Work required:
Can you set down, exactly as they appear below, the lines from the opening of the material through the one bearing "import plotly.graph_objects as go", minus the pictures?

BEGIN Given data

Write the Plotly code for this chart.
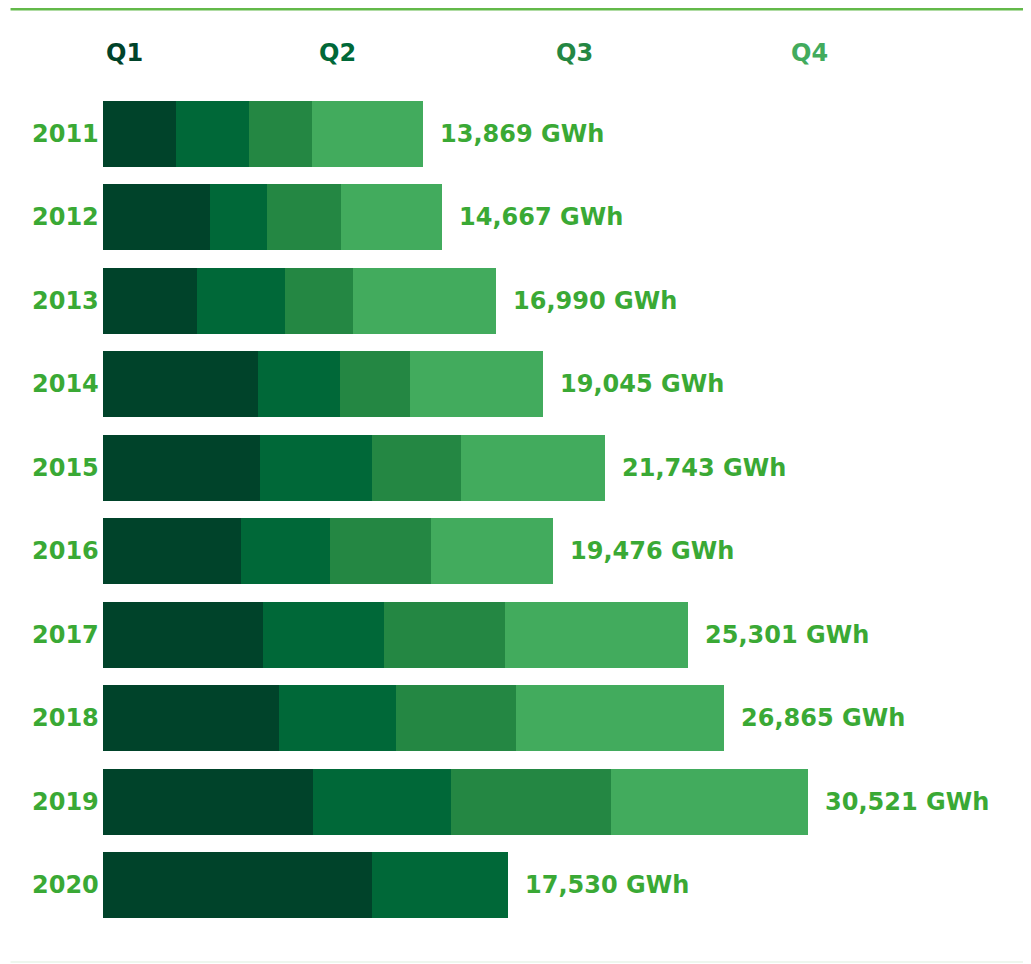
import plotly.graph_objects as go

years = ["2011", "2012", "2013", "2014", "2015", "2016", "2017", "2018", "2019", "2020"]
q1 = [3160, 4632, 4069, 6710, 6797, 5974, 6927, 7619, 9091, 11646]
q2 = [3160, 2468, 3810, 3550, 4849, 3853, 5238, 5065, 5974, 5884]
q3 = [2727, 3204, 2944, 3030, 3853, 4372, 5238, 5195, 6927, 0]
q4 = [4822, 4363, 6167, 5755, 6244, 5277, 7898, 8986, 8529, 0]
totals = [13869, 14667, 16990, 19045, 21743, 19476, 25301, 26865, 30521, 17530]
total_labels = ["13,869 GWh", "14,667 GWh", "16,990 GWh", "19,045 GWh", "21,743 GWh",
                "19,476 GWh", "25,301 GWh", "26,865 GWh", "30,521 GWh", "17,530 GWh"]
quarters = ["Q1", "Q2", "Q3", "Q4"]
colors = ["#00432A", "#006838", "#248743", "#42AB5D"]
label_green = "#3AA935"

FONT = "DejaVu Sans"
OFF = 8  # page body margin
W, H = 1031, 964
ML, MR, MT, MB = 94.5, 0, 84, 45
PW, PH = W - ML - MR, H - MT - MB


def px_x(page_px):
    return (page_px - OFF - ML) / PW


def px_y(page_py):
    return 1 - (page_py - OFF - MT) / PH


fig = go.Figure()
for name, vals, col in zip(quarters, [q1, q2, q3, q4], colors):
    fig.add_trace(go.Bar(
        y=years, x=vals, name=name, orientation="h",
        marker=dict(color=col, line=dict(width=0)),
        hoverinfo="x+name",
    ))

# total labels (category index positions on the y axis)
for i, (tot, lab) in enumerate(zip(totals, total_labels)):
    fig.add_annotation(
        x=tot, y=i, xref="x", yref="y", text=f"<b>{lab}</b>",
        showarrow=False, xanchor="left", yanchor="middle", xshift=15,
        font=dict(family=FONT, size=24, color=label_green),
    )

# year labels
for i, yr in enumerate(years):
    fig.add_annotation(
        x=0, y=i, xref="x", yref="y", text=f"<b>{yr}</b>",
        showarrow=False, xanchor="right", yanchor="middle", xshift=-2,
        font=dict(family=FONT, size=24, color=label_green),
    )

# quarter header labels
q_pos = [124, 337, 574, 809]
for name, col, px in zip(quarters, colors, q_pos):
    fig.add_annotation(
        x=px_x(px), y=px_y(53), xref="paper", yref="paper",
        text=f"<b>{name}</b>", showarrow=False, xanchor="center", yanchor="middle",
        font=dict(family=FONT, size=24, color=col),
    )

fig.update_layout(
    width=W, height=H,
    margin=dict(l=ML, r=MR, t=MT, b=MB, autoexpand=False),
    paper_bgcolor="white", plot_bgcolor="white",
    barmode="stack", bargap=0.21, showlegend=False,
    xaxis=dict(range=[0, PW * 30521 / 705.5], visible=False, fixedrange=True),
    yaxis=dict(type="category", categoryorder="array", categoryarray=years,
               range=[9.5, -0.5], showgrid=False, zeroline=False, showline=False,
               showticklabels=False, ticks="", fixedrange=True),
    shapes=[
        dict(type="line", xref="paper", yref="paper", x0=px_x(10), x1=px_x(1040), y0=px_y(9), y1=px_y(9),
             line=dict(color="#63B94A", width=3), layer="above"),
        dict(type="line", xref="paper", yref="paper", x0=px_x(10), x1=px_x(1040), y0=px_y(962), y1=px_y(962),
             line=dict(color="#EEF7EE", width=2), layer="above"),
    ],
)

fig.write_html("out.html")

END Given data

Finished exercise:
Write the Plotly code for this chart.
import plotly.graph_objects as go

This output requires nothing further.